Throughout its discussion on nonproliferation, the Commission emphasized that we are at, or near, a dangerous tipping point. It stressed that without continued American and Russian support for nonproliferation we may reach a point where the spread of nuclear weaponry becomes uncontrollable and extremely dangerous.

Implicit in the report, is that a nuclear Iran would spawn a Middle Eastern arms race. Accordingly, some Middle Eastern nations are already in the process of mimicking Iran’s nuclear program. This will have disastrous effects on the already unstable region. The first, more conventional worry revolves around the creation of a new breed of regional nuclear powers. This will weaken America’s position in the region and create a higher stakes political game. It is easy to see how the Middle Eastern dynamic would substantially change with a number of the large states – perhaps Egypt, Saudi Arabia, Iran, and Iraq (not to mention the already nuclear Israel) – operating under a nuclear umbrella.

More importantly perhaps, is the risk that such a third-world nuclear arms race would be vastly unsecure. These governments run the risk of ‘losing’ weaponry that could find its way into the hands of non-state actors and terrorists. An increase in the number of countries with active nuclear programs greatly increases the probability that a nuclear warhead ends up in Al-Qaeda’s hands. Simply stated, aspiring entrants to the nuclear club do not have the same institutions and controls, or the stable populations (read Islamists) that the current nuclear powers have.

As most people are well aware of, the current stable system of nuclear deterrence and international cooperation is ill equipped to handle such non-state, nuclear powers.
Nonproliferation is necessary to avoid the inevitable struggles that would occur should non-state actors obtain nuclear weaponry. While the Commission report praises Obama for his actions regarding deterrence, it calls on the President to take further steps to set the nonproliferation agenda. “Good leadership,” it states “requires setting the example.” The report goes as far as to state that if Obama’s open-arms approach to Iran and North Korea “fail[s], we might then have reached a point where the nonproliferation regime is substantially if not fatally injured.”
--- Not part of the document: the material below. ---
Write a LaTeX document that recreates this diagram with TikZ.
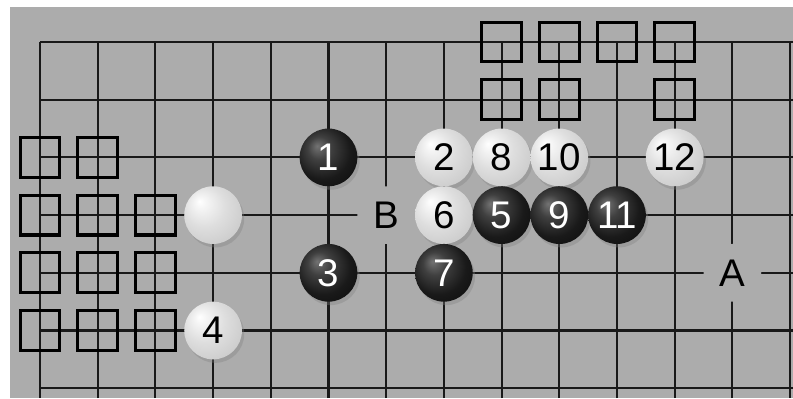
\documentclass[tikz,border=0pt]{standalone}
\usepackage{fontspec}
\setmainfont{Liberation Sans}
\usepackage{xcolor}
\usepackage{tikz}
\usetikzlibrary{shadows}
\definecolor{boardGray}{RGB}{172,172,172}
\definecolor{lineBlack}{RGB}{25,25,25}
\pgfdeclareradialshading{stoneBlack}{\pgfpoint{-10bp}{10bp}}{%
  color(0bp)=(black!55); color(10bp)=(black!75); color(24bp)=(black!90); color(50bp)=(black)}
\pgfdeclareradialshading{stoneWhite}{\pgfpoint{-12bp}{12bp}}{%
  color(0bp)=(white); color(5bp)=(black!4); color(18bp)=(black!13); color(34bp)=(black!21); color(50bp)=(black!34)}

\begin{document}
\begin{tikzpicture}[
    gridline/.style={draw=lineBlack, line width=1pt},
    stone/.style={circle, minimum size=1cm, inner sep=0pt, shade, font=\fontsize{19}{22}\selectfont,
        drop shadow={opacity=0.35, shadow xshift=0.04cm, shadow yshift=-0.06cm}},
    blackstone/.style={stone, shading=stoneBlack, text=white},
    whitestone/.style={stone, shading=stoneWhite, text=black},
    sqmark/.style={rectangle, draw=black, line width=1.5pt, minimum size=0.69cm, inner sep=0pt},
    letter/.style={circle, fill=boardGray, minimum size=1cm, inner sep=0pt, font=\fontsize{19}{22}\selectfont}
]
    \useasboundingbox (-0.693,-6.170) rectangle (13.050,0.728);
    
    % Board
    \fill[white] (-0.693,-6.170) rectangle (13.050,0.728);
    \fill[boardGray] (-0.52,-6.170) rectangle (13.050,0.607);
    \draw[gridline] (0,-6.170) grid (13.050,0);
    
    % Square marks - top
    \node[sqmark] (q80) at (8,0) {};
    \node[sqmark] (q90) at (9,0) {};
    \node[sqmark] (q100) at (10,0) {};
    \node[sqmark] (q110) at (11,0) {};
    \node[sqmark] (q81) at (8,-1) {};
    \node[sqmark] (q91) at (9,-1) {};
    \node[sqmark] (q111) at (11,-1) {};
    
    % Square marks - left side
    \node[sqmark] (q02) at (0,-2) {};
    \node[sqmark] (q12) at (1,-2) {};
    \node[sqmark] (q03) at (0,-3) {};
    \node[sqmark] (q13) at (1,-3) {};
    \node[sqmark] (q23) at (2,-3) {};
    \node[sqmark] (q04) at (0,-4) {};
    \node[sqmark] (q14) at (1,-4) {};
    \node[sqmark] (q24) at (2,-4) {};
    \node[sqmark] (q05) at (0,-5) {};
    \node[sqmark] (q15) at (1,-5) {};
    \node[sqmark] (q25) at (2,-5) {};
    
    % Letters
    \node[letter] (ptB) at (6,-3) {B};
    \node[letter] (ptA) at (12,-4) {A};
    
    % Stones
    \node[whitestone] (s0) at (3,-3) {};
    \node[blackstone] (s1) at (5,-2) {1};
    \node[whitestone] (s2) at (7,-2) {2};
    \node[blackstone] (s3) at (5,-4) {3};
    \node[whitestone] (s4) at (3,-5) {4};
    \node[whitestone] (s8) at (8,-2) {8};
    \node[whitestone] (s10) at (9,-2) {10};
    \node[whitestone] (s12) at (11,-2) {12};
    \node[whitestone] (s6) at (7,-3) {6};
    \node[blackstone] (s5) at (8,-3) {5};
    \node[blackstone] (s9) at (9,-3) {9};
    \node[blackstone] (s11) at (10,-3) {11};
    \node[blackstone] (s7) at (7,-4) {7};
\end{tikzpicture}
\end{document}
This is a point that Republicans must seize on. While the Right has been consistent in its criticism of Obama’s foreign policy, these criticisms have to take on more of serious policy discussion, rather than the alarmism that is so often used. Obama is taking too much of risk by recognizing Iran’s and North Korea’s demands. The U.S., alongside Russia, must unequivocally state that the ‘nuclear club’ is closed to new members. If we fail to promote nonproliferation, we will move dangerously close to a complete collapse of the stable global nuclear system.